Western Hindi40,714,925
B. Intermediate languages.
a. More nearly related to the Midland language:
Rājasthānī10,917,712
The Pahārī (or 'mountain') languages of the Himalaya3,124,981
Gujarāti9,439,925
Panjābi17,070,961
b. More nearly related to the Outer languages:
Eastern Hindi22,136,358
C. Outer languages.
a. North-western group:
Kāshmīrī1,007,957
Kohistānī36
Lahndā3,337,917
Sindhī3,494,971
b. Southern language:
Marāthī18,237,899
c. Eastern group:
Bihārī34,579,844
Oriyā9,687,429
Bengali44,624,048
Assamese1,350,846

Of all these modern languages, their idioms, their characters, their literature, I do not venture to give even a summarised account. Those who have any curiosity to learn more about them cannot do better than consult Sir George Grierson's work on The Languages of India, until it, in its turn, is superseded by the book he is now writing from the materials collected in his Linguistic Survey. But everyone who has read The Newcomes will want to know what Hindustāni is, especially as it is one of the languages prescribed for the study of probationers for the Indian Civil Service and is taught at the universities of Oxford, Cambridge, London, and Dublin. In the strictest sense Hindustāni is the dialect of western Hindi spoken between Meerut and Delhi. It was much cultivated, as a literary dialect, by both Hindus and Musalmāns. The latter wrote, and write it, in the Persian character, and have added a large number of Persian and Arabic words. In this Persianised form it is known as Urdū, "a name derived from the Urdū-e mu 'alla, or royal military bazaar outside the imperial palace at Delhi, where it is supposed to have had its origin." Under Muhammadan rule Urdū was almost as much the lingua franca of India as English has come to be in modern times.

Another point is worth noting here. The Aryan languages of northern India are, in a very real sense, Hindu languages. Perhaps I shall make myself clearer by asserting that the languages of Western Europe are Christian languages. For historical reasons, their religious phraseology has a Christian connotation and allusiveness. But in the west, the distinction between things secular and things religious has become so familiar that the Christian element in our speech is not recognisable in our ordinary talk. In Hindu India, on the other hand, almost every act of a man's life has some religious or superstitious significance, and hence all the Aryan languages in the mouths of Hindus are markedly different from the shape they assume when spoken by Musalmāns. In the case of western Hindi we have the recognised Muhammadan dialect of Urdū, but in other languages too there is a Muhammadan dialect or patois, even if it has no separate name. A curious exception, however, occurs in eastern Bengal, where the bulk of the population is Musalmān. In this region the Muhammadans are comparatively recent converts from the lower aboriginal or Mongoloid castes, whose Muhammadanism sits very lightly on their habits and consciences, and so far as my own experience goes, there is little difference between the speech of the lower Musalmāns and their friends and cousins the Chandāls and other indigenous castes.
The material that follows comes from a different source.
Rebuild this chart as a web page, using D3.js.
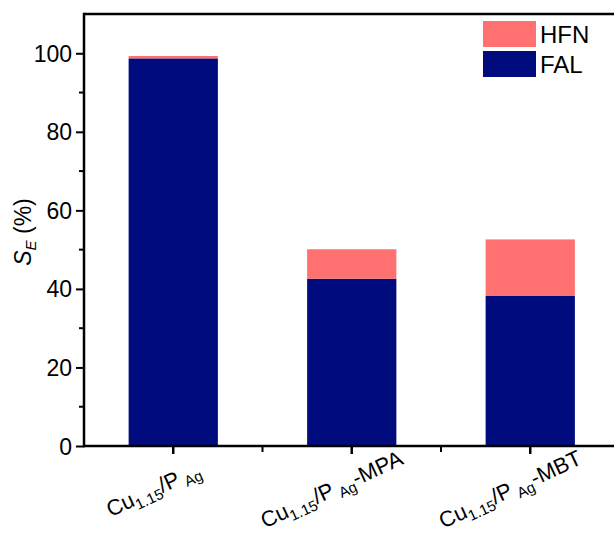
<!DOCTYPE html>
<html><head><meta charset="utf-8">
<script src="https://cdn.jsdelivr.net/npm/d3@7"></script>
<style>body{margin:0;background:#fff}svg{display:block}text{font-family:Arial,"Liberation Sans",sans-serif;fill:#000}</style>
</head><body>
<svg id="c" width="614" height="533"></svg>
<script>
const categories = ["Cu1.15/PAg", "Cu1.15/PAg-MPA", "Cu1.15/PAg-MBT"];
const labelSuffix = ["", "-MPA", "-MBT"];
const seriesNames = ["FAL", "HFN"];
const FAL = [98.7, 42.6, 38.2];
const HFN = [0.6, 7.5, 14.4];
const yTicks = [0, 20, 40, 60, 80, 100];
const colors = {FAL: "#000C7D", HFN: "#FF7070"};

const svg = d3.select("#c");
const L = 84, T = 14, B = 446, R = 619.5;
const x = d3.scaleBand().domain(categories).range([L, R]).paddingInner(0.5).paddingOuter(0.25);
const y = d3.scaleLinear().domain([0, 110]).range([B, T]);

const rows = categories.map((c, i) => ({cat: c, FAL: FAL[i], HFN: HFN[i]}));
const stack = d3.stack().keys(seriesNames)(rows);

svg.append("g").selectAll("g").data(stack).join("g")
  .attr("fill", d => colors[d.key])
  .selectAll("rect").data(d => d).join("rect")
  .attr("x", d => x(d.data.cat))
  .attr("width", x.bandwidth())
  .attr("y", d => y(d[1]))
  .attr("height", d => y(d[0]) - y(d[1]));

// Y axis
const yAxis = svg.append("g").attr("transform", `translate(${L},0)`)
  .call(d3.axisLeft(y).tickValues(yTicks).tickSize(8).tickPadding(4));
yAxis.select(".domain").remove();
yAxis.selectAll(".tick line").attr("stroke", "#000").attr("stroke-width", 2);
yAxis.selectAll(".tick text").attr("font-size", 23).attr("font-family", "Arial, 'Liberation Sans', sans-serif").attr("dy", "0.35em");
// minor y ticks
svg.append("g").selectAll("line").data(d3.range(10, 110, 20)).join("line")
  .attr("x1", L - 5).attr("x2", L).attr("y1", d => y(d)).attr("y2", d => y(d))
  .attr("stroke", "#000").attr("stroke-width", 2);

// X axis ticks
const xAxis = svg.append("g").attr("transform", `translate(0,${B})`)
  .call(d3.axisBottom(x).tickSize(8).tickFormat(""));
xAxis.select(".domain").remove();
xAxis.selectAll(".tick line").attr("stroke", "#000").attr("stroke-width", 2.5);
// minor x ticks between categories
const step = x.step();
const minorX = categories.slice(0, -1).map(c => x(c) + x.bandwidth() / 2 + step / 2);
svg.append("g").selectAll("line").data(minorX).join("line")
  .attr("x1", d => d).attr("x2", d => d)
  .attr("y1", B).attr("y2", B + 6)
  .attr("stroke", "#000").attr("stroke-width", 2);

// frame lines
svg.append("line").attr("x1", L).attr("x2", L).attr("y1", T - 1.25).attr("y2", B + 1.25)
  .attr("stroke", "#000").attr("stroke-width", 2.5);
svg.append("line").attr("x1", L).attr("x2", 614).attr("y1", B).attr("y2", B)
  .attr("stroke", "#000").attr("stroke-width", 2.5);
svg.append("line").attr("x1", L).attr("x2", 614).attr("y1", T).attr("y2", T)
  .attr("stroke", "#000").attr("stroke-width", 2.5);

// X labels (rotated)
categories.forEach((c, i) => {
  const cx = x(c) + x.bandwidth() / 2 - 17;
  const cy = 496;
  const t = svg.append("text").attr("text-anchor", "middle").attr("font-size", 22)
    .attr("x", cx).attr("y", cy)
    .attr("transform", `rotate(-25 ${cx} ${cy})`);
  t.append("tspan").text("Cu");
  t.append("tspan").attr("font-size", 15).attr("dy", 5).text("1.15");
  t.append("tspan").attr("dy", -5).text("/P");
  t.append("tspan").attr("font-size", 15).attr("dy", 5).text("\u00a0Ag");
  t.append("tspan").attr("dy", -5).text(labelSuffix[i]);
});

// Y title
const yt = svg.append("text").attr("text-anchor", "middle").attr("font-size", 23)
  .attr("transform", `translate(31,${(T + B) / 2 + 2}) rotate(-90)`);
yt.append("tspan").attr("font-style", "italic").text("S");
yt.append("tspan").attr("font-style", "italic").attr("font-size", 15).attr("dy", 5).text("E");
yt.append("tspan").attr("dy", -5).text("\u00a0(%)");

// Legend
const legendItems = ["HFN", "FAL"];
const lg = svg.append("g");
legendItems.forEach((k, i) => {
  lg.append("rect").attr("x", 483).attr("y", 21 + i * 30).attr("width", 53).attr("height", 26)
    .attr("fill", colors[k]);
  lg.append("text").attr("x", 540).attr("y", 43 + i * 30).attr("font-size", 24).text(k);
});
</script>
</body></html>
The Indo-Chinese Languages.

Finally, I must say a few words about the Indo-Chinese and Mon-Khmer languages. I spent most of my official life among people speaking these languages, and find, somewhat shamefacedly, that Sir G. A. Grierson makes me responsible for sundry vocabularies compiled in my distant youth. Naturally, I feel a personal interest in the people of the north-eastern border, and am tempted to enlarge on their qualities of speech and character. But I have left myself little space, and the Mongoloid races of the frontier are hardly Indian in any proper sense of the word. Moreover, though their total number is not great, they speak many languages. The Census of 1901 recognises 119 such languages. The most important of them all is, of course, Burmese, which is spoken by about seven and a half millions of people. There are nearly 900,000 Karens in Burma, and about 750,000 Shans. The Meithei (now Manipuris) mentioned above are 272,997 in number. The Boro or Kachari people of the Assam valley, a most attractive and delightful race, number somewhat less than 250,000. The other languages of this type have mostly a much smaller number of speakers than these. But mention should be made of 250,000 Mons, Palungs and Was in Burma, and 177,827 Khāsis in Assam, since these constitute the only members of the Mon-Khmer family still found within the limits of British India.